Bayerische Motoren Werke AG, the world's largest maker of luxury cars, has led gains in US sales for German brands in May on demand for revamped X5 sport-utility vehicles and 3-Series cars.
BMW said that May sales have risen 8.7 percent, while DaimlerChrysler AG's Mercedes Benz unit, Porsche AG, Volkswagen AG and Volkswagen's Audi have also posted increases.
"European car buyers tend to be more immune from gas prices, for example, since this is more the luxury segment," said analyst Rebecca Lindland of Global Insight Inc in Lexington, Massachusetts. "They aren't subject to some of the typical pressures."
The surge by German brands mirrored increases by other auto makers in May, as US sales jumped 5 percent to a 2007 high of 1.56 million vehicles, according to data compiled by Bloomberg News.
Sales for the 15 European auto makers in the US market rose 2.7 percent to 105,632 cars and trucks. Their market share slipped 0.1 percentage point to 6.8 percent; Asian auto makers boosted their share by 1.2 points to 41.4 percent.

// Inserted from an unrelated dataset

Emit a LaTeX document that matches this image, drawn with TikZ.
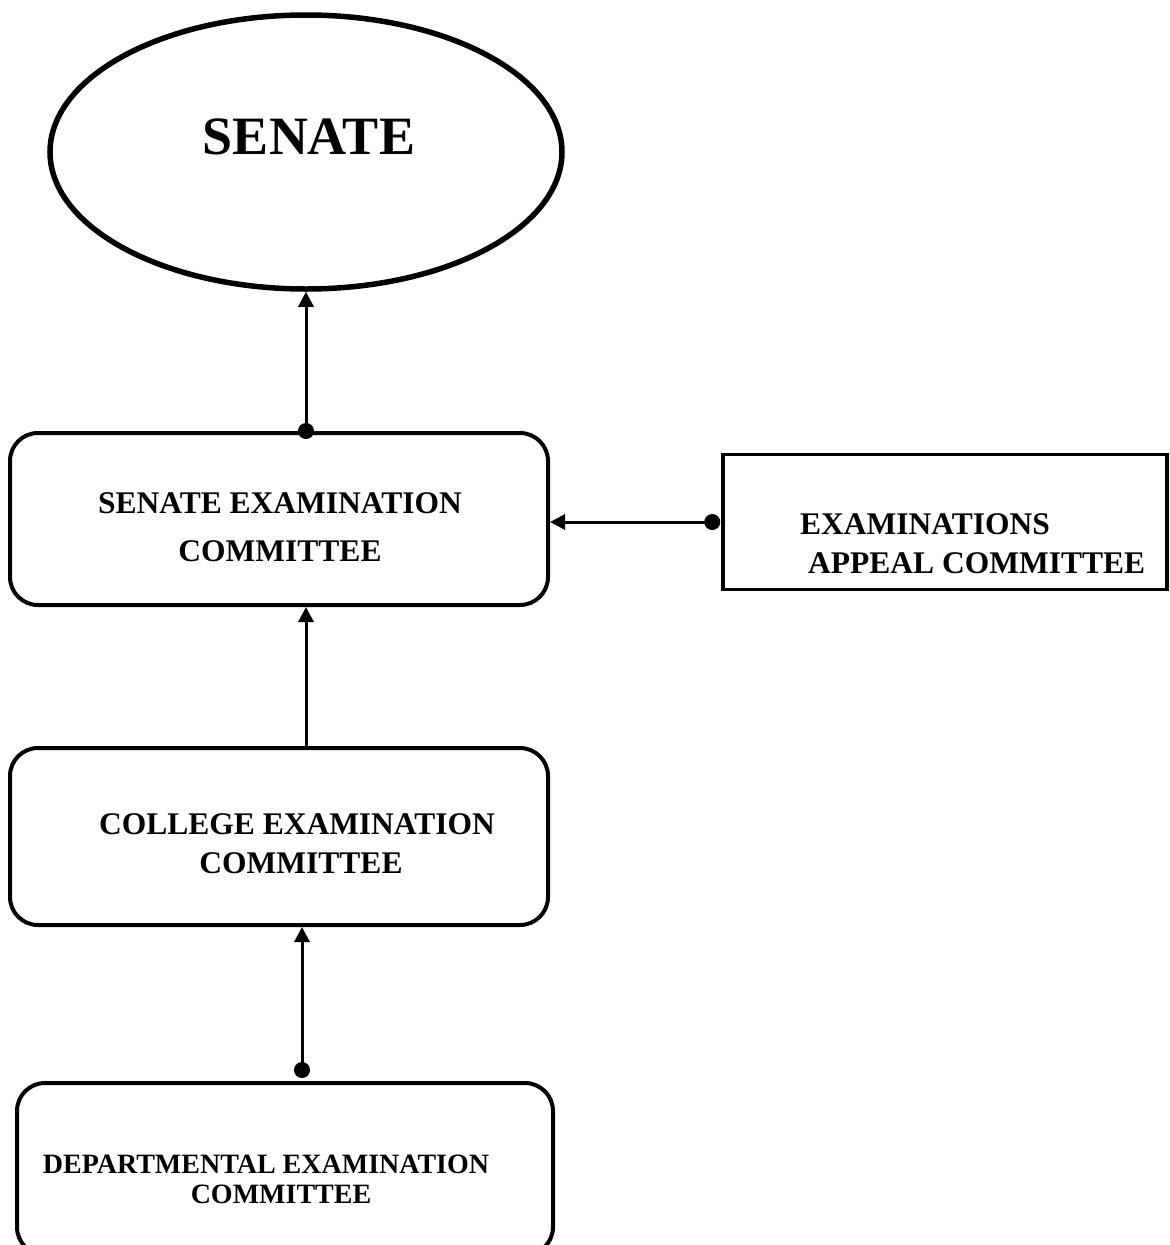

May was only the second month of gains for US auto sales this year, as rising fuel prices and declining home sales had kept buyers away from showrooms. The average price of a gallon of gasoline hit an all-time high of US$3.23 during May, according to the American Automobile Association.
BMW's US sales increased to 30,819 cars and SUVs from 28,360 a year earlier, the Munich-based company said in a statement.
Sales of BMW-brand vehicles climbed 8.1 percent to 26,689 units, while demand for the company's Mini models increased about 13 percent to 4,130 units. Sales for the X5 SUV jumped 32 percent, and the 3-series cars rose 28 percent. Demand for the 5-, 6-, and 7-Series cars fell.
"Sales of all the new styles for the new 3-Series bodies and the continuing strength of the X5 will continue to drive BMW," Lindland said.
Volkswagen, Europe's largest car maker, said US sales of the namesake brand rose one percent in May.